Week 4

"Merge merge merge"

How does merging work?

To start with, we need to define which merging strategy we are talking about. In Git there are multiple ways to instruct a merge to take place. Below is a brief list of the options that you can supply to the git merge command along with a brief description of how each one affects the merge process. We will explain the details a little more further on.

Resolve - A two headed merge strategy using a 3-way merge algorithm. This is used by default in Git.
Recursive - A two headed merge strategy using a 3-way merge algorithm. This algorithm looks at situations where multiple common ancestors are eligible and creates a merged tree of the common ancestors to be used as a reference. Usually, this method has less conflicts and carries with it multiple sub-options.
Octopus - This merge strategy can merge in multiple heads. When trying to pull multiple topic branches into a single merge, an octopus is the default method that Git will use.
Ours - Another multiple head strategy, which simply ignores all changes from the other branches. At first it may sound like a useless idea, but it could be used to keep the history of a branch without actually keeping the branch itself.
Subtree - A much more advanced merge strategy based on the recursive which trees are adjusted to result in a better merge.

Now that we are aware of the different options available to us, let us discuss what happens when we actually perform a merge. Let us consider the state of our repository at the end of Week 4, as shown in Figure 1.


Figure 6 Repository at the end of Week 4

For arguments sake, let us say that we were on the wonderful branch, and we wanted to merge the zaney branch into it. Using a standard 3-way merge algorithm, this would mean taking our current branch, which we will call A, the zaney branch, which we will call B and a parent which we will C. Why do we need this parent? What is it used for?

In order to merge changes from a specific file together, we need to know exactly how that file has changed over time. In order to know that, we need to have a common starting point. By that we mean that we need to have a state in both of the branches history, where A and B were the same. In a version control system, this is most easily achieved by finding a commit that is common to the history of both branches.

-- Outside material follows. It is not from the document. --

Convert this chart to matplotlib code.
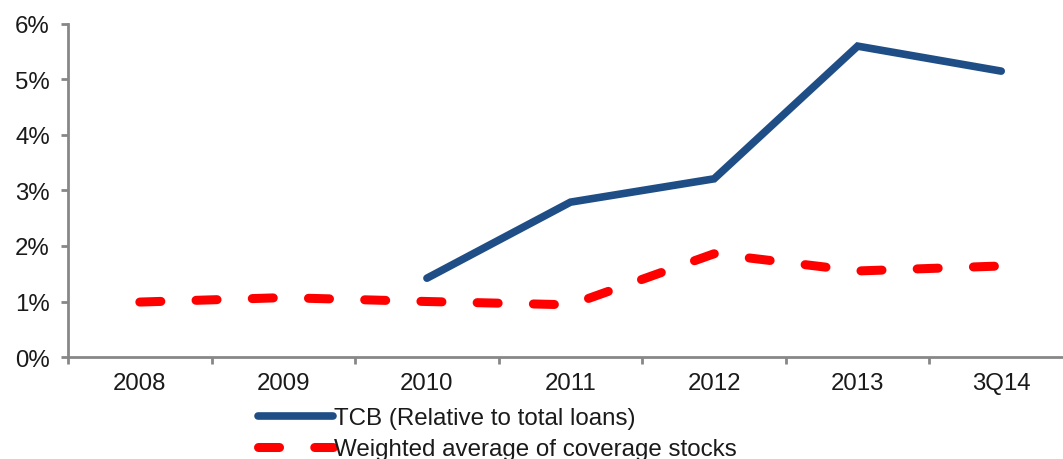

This commit is called the Best Common Ancestor.

Usually, when developing software, the code tree will be branched at various points along the way. Sometimes we may need to merge these branches together, or merge these branches back into the master branch. Which ever way we do it, we will need to find a common ancestor. Figure 2, demonstrates a couple of possible merge proposals, and one of their common ancestors.


Figure 2 Finding the Best Common Ancestor

As you can see from the second example, branch B was created from a commit above the Common Ancestor, but the Common Ancestor remains the same.

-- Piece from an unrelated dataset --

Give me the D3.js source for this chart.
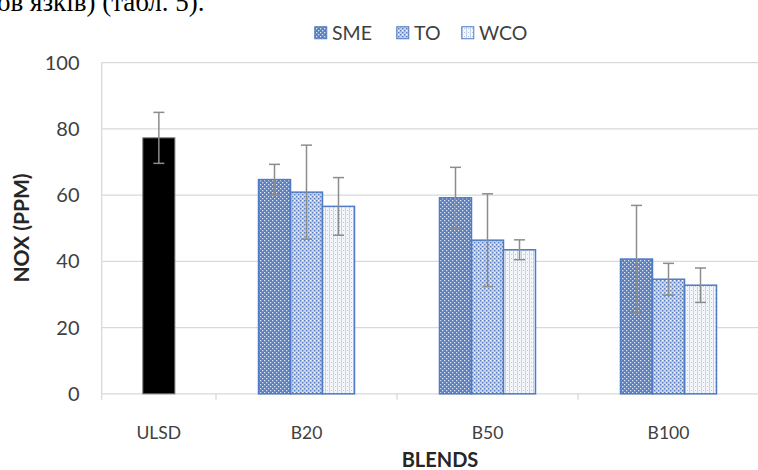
<!DOCTYPE html>
<html>
<head>
<meta charset="utf-8">
<script src="https://cdn.jsdelivr.net/npm/d3@7"></script>
<style>
  html, body { margin: 0; padding: 0; background: #fff; }
  svg { display: block; }
</style>
</head>
<body>
<script>
// NOx emissions by fuel blend, with error bars
const blends = ["B20", "B50", "B100"];
const seriesNames = ["SME", "TO", "WCO"];
const baseFuel = "ULSD";
const baseValue = 77.3;
const baseError = 7.7;
const smeValues = [64.7, 59.2, 40.7];
const smeErrors = [4.6, 9.2, 16.2];
const toValues = [60.9, 46.4, 34.6];
const toErrors = [14.2, 14.0, 4.8];
const wcoValues = [56.6, 43.5, 32.8];
const wcoErrors = [8.7, 3.0, 5.2];
const yTicks = [0, 20, 40, 60, 80, 100];

const W = 758, H = 470;
const plotLeft = 101.7, plotRight = 759, plotTop = 62.7, plotBottom = 393.8;
const baseRight = 216;
const barW = 32;
const font = "Lato, 'Open Sans', sans-serif";

const svg = d3.select("body").append("svg").attr("width", W).attr("height", H);
const defs = svg.append("defs");

// Fill patterns for the three biodiesel series
const pSME = defs.append("pattern").attr("id", "pat-sme").attr("patternUnits", "userSpaceOnUse")
  .attr("width", 4).attr("height", 4);
pSME.append("rect").attr("width", 4).attr("height", 4).attr("fill", "#5a7fc0");
pSME.append("rect").attr("x", 0).attr("y", 0).attr("width", 1.3).attr("height", 1.3).attr("fill", "#dfe7f4");
pSME.append("rect").attr("x", 2).attr("y", 2).attr("width", 1.3).attr("height", 1.3).attr("fill", "#dfe7f4");

const pTO = defs.append("pattern").attr("id", "pat-to").attr("patternUnits", "userSpaceOnUse")
  .attr("width", 4).attr("height", 4);
pTO.append("rect").attr("width", 4).attr("height", 4).attr("fill", "#c3d1ea");
pTO.append("rect").attr("x", 0).attr("y", 0).attr("width", 1.4).attr("height", 1.4).attr("fill", "#5a7fc0");
pTO.append("rect").attr("x", 2).attr("y", 2).attr("width", 1.4).attr("height", 1.4).attr("fill", "#5a7fc0");
pTO.append("rect").attr("x", 2).attr("y", 0).attr("width", 1).attr("height", 1).attr("fill", "#ffffff");

const pWCO = defs.append("pattern").attr("id", "pat-wco").attr("patternUnits", "userSpaceOnUse")
  .attr("width", 4).attr("height", 4);
pWCO.append("rect").attr("width", 4).attr("height", 4).attr("fill", "#f3f6fb");
pWCO.append("rect").attr("x", 1).attr("y", 0).attr("width", 1).attr("height", 4).attr("fill", "#c4d3ec");
pWCO.append("rect").attr("x", 3).attr("y", 2).attr("width", 1).attr("height", 1).attr("fill", "#b3c5e6");

const fills = { SME: "url(#pat-sme)", TO: "url(#pat-to)", WCO: "url(#pat-wco)" };
const barStroke = "#4f7bc4";

// Scales
const y = d3.scaleLinear().domain([0, 100]).range([plotBottom, plotTop]);
const xBase = d3.scaleBand().domain([baseFuel]).range([plotLeft, baseRight]);
const xBlend = d3.scaleBand().domain(blends).range([baseRight, plotRight]);
const bw = xBlend.bandwidth();
const xSeries = d3.scaleBand().domain(seriesNames)
  .range([bw / 2 - 1.5 * barW, bw / 2 + 1.5 * barW]);

// Running text of the page above the figure
svg.append("text").attr("x", -3).attr("y", 11)
  .attr("font-family", "'Liberation Serif', 'DejaVu Serif', serif")
  .attr("font-size", 27).attr("fill", "#000")
  .text("ов язків) (табл. 5).");

// Gridlines
svg.append("g").selectAll("line").data(yTicks.filter(d => d > 0)).join("line")
  .attr("x1", plotLeft).attr("x2", plotRight)
  .attr("y1", d => y(d)).attr("y2", d => y(d))
  .attr("stroke", "#d9d9d9").attr("stroke-width", 1.3);

// Value axis line
svg.append("line").attr("x1", plotLeft).attr("x2", plotLeft)
  .attr("y1", plotTop).attr("y2", plotBottom + 6)
  .attr("stroke", "#d9d9d9").attr("stroke-width", 1.3);

// Category axis line and tick marks at category boundaries
svg.append("line").attr("x1", plotLeft).attr("x2", plotRight)
  .attr("y1", plotBottom).attr("y2", plotBottom)
  .attr("stroke", "#d9d9d9").attr("stroke-width", 1.3);
const boundaries = [xBase.range()[1]].concat(blends.slice(1).map(b => xBlend(b)));
svg.append("g").selectAll("line").data(boundaries).join("line")
  .attr("x1", d => d).attr("x2", d => d)
  .attr("y1", plotBottom).attr("y2", plotBottom + 6)
  .attr("stroke", "#d9d9d9").attr("stroke-width", 1.3);

// Y tick labels
svg.append("g").selectAll("text").data(yTicks).join("text")
  .attr("x", 79.5).attr("y", d => y(d)).attr("dy", "0.35em")
  .attr("text-anchor", "end")
  .attr("font-family", font).attr("font-size", 20)
  .attr("fill", "#404040")
  .text(d => d);

// Category labels
const catLabels = [{ name: baseFuel, x: xBase(baseFuel) + xBase.bandwidth() / 2 }]
  .concat(blends.map(b => ({ name: b, x: xBlend(b) + bw / 2 })));
svg.append("g").selectAll("text").data(catLabels).join("text")
  .attr("x", d => d.x).attr("y", 439)
  .attr("text-anchor", "middle")
  .attr("font-family", font).attr("font-size", 17.5)
  .attr("fill", "#404040")
  .text(d => d.name);

// Axis titles
svg.append("text").attr("x", 440).attr("y", 467)
  .attr("text-anchor", "middle")
  .attr("font-family", font).attr("font-size", 20)
  .attr("font-weight", "bold").attr("fill", "#262626")
  .text("BLENDS");
svg.append("text")
  .attr("transform", "translate(29,228) rotate(-90)")
  .attr("text-anchor", "middle")
  .attr("font-family", font).attr("font-size", 21)
  .attr("font-weight", "bold").attr("fill", "#262626")
  .text("NOX (PPM)");

// Baseline fuel bar
const baseX = xBase(baseFuel) + xBase.bandwidth() / 2;
svg.append("rect")
  .attr("x", baseX - barW / 2).attr("width", barW)
  .attr("y", y(baseValue)).attr("height", y(0) - y(baseValue))
  .attr("fill", "#000").attr("stroke", "#6f6f6f").attr("stroke-width", 1);

// Blend bars
const blendData = [];
const valuesBySeries = { SME: smeValues, TO: toValues, WCO: wcoValues };
const errorsBySeries = { SME: smeErrors, TO: toErrors, WCO: wcoErrors };
blends.forEach((b, i) => {
  seriesNames.forEach(s => {
    blendData.push({ blend: b, series: s, value: valuesBySeries[s][i], err: errorsBySeries[s][i] });
  });
});

svg.append("g").selectAll("rect").data(blendData).join("rect")
  .attr("x", d => xBlend(d.blend) + xSeries(d.series))
  .attr("width", xSeries.bandwidth())
  .attr("y", d => y(d.value))
  .attr("height", d => y(0) - y(d.value))
  .attr("fill", d => fills[d.series])
  .attr("stroke", barStroke).attr("stroke-width", 1.5);

// Error bars
const errData = [{ x: baseX, value: baseValue, err: baseError }]
  .concat(blendData.map(d => ({
    x: xBlend(d.blend) + xSeries(d.series) + xSeries.bandwidth() / 2,
    value: d.value, err: d.err
  })));
const eg = svg.append("g").attr("stroke", "#8c8c8c").attr("stroke-width", 1.5);
eg.selectAll(".stem").data(errData).join("line").attr("class", "stem")
  .attr("x1", d => d.x).attr("x2", d => d.x)
  .attr("y1", d => y(d.value + d.err)).attr("y2", d => y(d.value - d.err));
eg.selectAll(".capTop").data(errData).join("line").attr("class", "capTop")
  .attr("x1", d => d.x - 5.5).attr("x2", d => d.x + 5.5)
  .attr("y1", d => y(d.value + d.err)).attr("y2", d => y(d.value + d.err));
eg.selectAll(".capBot").data(errData).join("line").attr("class", "capBot")
  .attr("x1", d => d.x - 5.5).attr("x2", d => d.x + 5.5)
  .attr("y1", d => y(d.value - d.err)).attr("y2", d => y(d.value - d.err));

// Legend
const legendX = [314, 396, 461];
const lg = svg.append("g").selectAll("g").data(seriesNames).join("g")
  .attr("transform", (d, i) => `translate(${legendX[i]},26)`);
lg.append("rect").attr("x", 0.75).attr("y", 0.75).attr("width", 12).attr("height", 12)
  .attr("fill", d => fills[d]).attr("stroke", barStroke).attr("stroke-width", 1);
lg.append("text").attr("x", 18).attr("y", 7).attr("dy", "0.35em")
  .attr("font-family", font).attr("font-size", 19.5)
  .attr("fill", "#404040")
  .text(d => d);
</script>
</body>
</html>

Let us go back to our example above. We are attempting to merge in zaney to the wonderful branch. We need to find the C in our equation. To do this we could pour over Figure 1. This should yield the result to be commit 9710177. Is there any way we can ask Git to do the same thing? The following output introduces a new command that is used to find the Best Common Ancestor for a given merge proposal.

john@satsuki:~/coderepo$ git merge-base wonderful zaney

9710177657ae00665ca8f8027b17314346a5b1c4

john@satsuki:~/coderepo$ git cat-file -p 9710177

tree 268f487e5c29a4b01c3a91637bac0024253fb77e

parent 55fb69f4ad26fdb6b90ac6f43431be40779962dd

author John Haskins <john.haskins@tamagoyakiinc.koala> 1301613377 +0100

committer John Haskins <john.haskins@tamagoyakiinc.koala> 1301613377

 +0100

Added another file

john@satsuki:~/coderepo$

In our example, git merge-base uses two parameters to speficy the two heads that we wish to merge. We can see that the commit that Git suggests as the Best Common Ancestor is what we suggested above, 9710177. We have reused our git cat-file command to prove that the commit is the one we suggested, as you can see, the commit messages match.

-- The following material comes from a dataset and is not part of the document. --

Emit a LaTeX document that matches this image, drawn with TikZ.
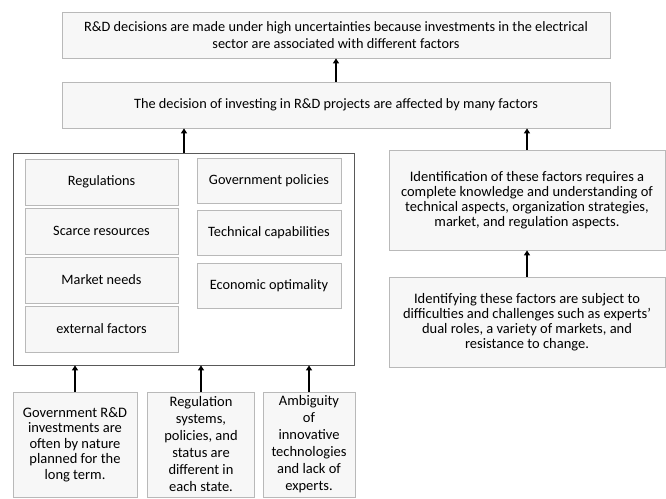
\documentclass[tikz,border=0pt]{standalone}
\usepackage{fontspec}
\setmainfont{Carlito}
\usetikzlibrary{arrows.meta}
\usetikzlibrary{shadows}

\tikzset{
  card/.style={draw=gray!55, fill=gray!6, line width=0.8pt, inner sep=0pt, align=center,
    font=\fontsize{14.3}{16}\selectfont,
    drop shadow={shadow xshift=0.8pt, shadow yshift=-1.3pt, fill=gray!50, opacity=0.7}},
  up/.style={line width=1.8pt, -{Triangle[length=5pt,width=6pt]}},
}

\begin{document}
\begin{tikzpicture}[x=1pt,y=-1pt]
\useasboundingbox (0,0) rectangle (666,498);
% top chain
\node [card, minimum width=548pt, minimum height=46pt, font=\fontsize{14.3}{17.5}\selectfont] (uncert) at (336,35)
  {R\&D decisions are made under high uncertainties because investments in the electrical\\sector are associated with different factors};
\node [card, minimum width=548pt, minimum height=46pt] (decision) at (336,105)
  {The decision of investing in R\&D projects are affected by many factors};
\draw [up] (decision.north) -- (uncert.south);

% factors block
\node [draw=gray!70!black, line width=0.8pt, minimum width=341pt, minimum height=212pt] (factors) at (184,259) {};
\node [card, minimum width=153pt, minimum height=46pt] (regul) at (101.5,182) {Regulations};
\node [card, minimum width=153pt, minimum height=46pt] (scarce) at (101.5,231) {Scarce resources};
\node [card, minimum width=153pt, minimum height=46pt] (market) at (101.5,280) {Market needs};
\node [card, minimum width=153pt, minimum height=46pt] (external) at (101.5,329) {external factors};
\node [card, minimum width=144pt, minimum height=45pt] (govpol) at (269,180.5) {Government policies};
\node [card, minimum width=144pt, minimum height=45pt] (techcap) at (269,232.5) {Technical capabilities};
\node [card, minimum width=144pt, minimum height=45pt] (econopt) at (269,285.5) {Economic optimality};
\draw [up] (factors.north) -- (factors.north |- decision.south);

% right chain
\node [card, minimum width=276pt, minimum height=100pt, font=\fontsize{14.5}{15}\selectfont] (identif) at (527,200)
  {Identification of these factors requires a\\complete knowledge and understanding of\\technical aspects, organization strategies,\\market, and regulation aspects.};
\node [card, minimum width=276pt, minimum height=90pt, font=\fontsize{14.5}{15}\selectfont] (difficult) at (527,322)
  {Identifying these factors are subject to\\difficulties and challenges such as experts'\\dual roles, a variety of markets, and\\resistance to change.};
\draw [up] (identif.north) -- (identif.north |- decision.south);
\draw [up] (difficult.north) -- (identif.south);

% causes below
\node [card, minimum width=124pt, minimum height=105pt, font=\fontsize{14.5}{15.6}\selectfont] (govinv) at (75,444.5)
  {Government R\&D\\investments are\\often by nature\\planned for the\\long term.};
\node [card, minimum width=107pt, minimum height=105pt, font=\fontsize{14.5}{17}\selectfont] (regsys) at (201,444.5)
  {Regulation\\systems,\\policies, and\\status are\\different in\\each state.};
\node [card, minimum width=92pt, minimum height=105pt, font=\fontsize{14.5}{17}\selectfont] (ambig) at (309,444.5)
  {Ambiguity\\of\\innovative\\technologies\\and lack of\\experts.};
\draw [up] (govinv.north) -- (govinv.north |- factors.south);
\draw [up] (regsys.north) -- (regsys.north |- factors.south);
\draw [up] (ambig.north) -- (ambig.north |- factors.south);

\end{tikzpicture}
\end{document}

This explains how a simple merge takes place, Git will find the common ancestor, and try to merge in the differences to produce a merged version. If the merge cannot take place, then as shown in Week 4, Git will put all the changes in the file, label them, and then raise a conflict for the user to resolve.

With the information presented here, you should now be able to reread the descriptions above and understand what is going on at a base level. If you require further information on merging, there is a wealth of documentation and papers about merge algorithms on the Internet.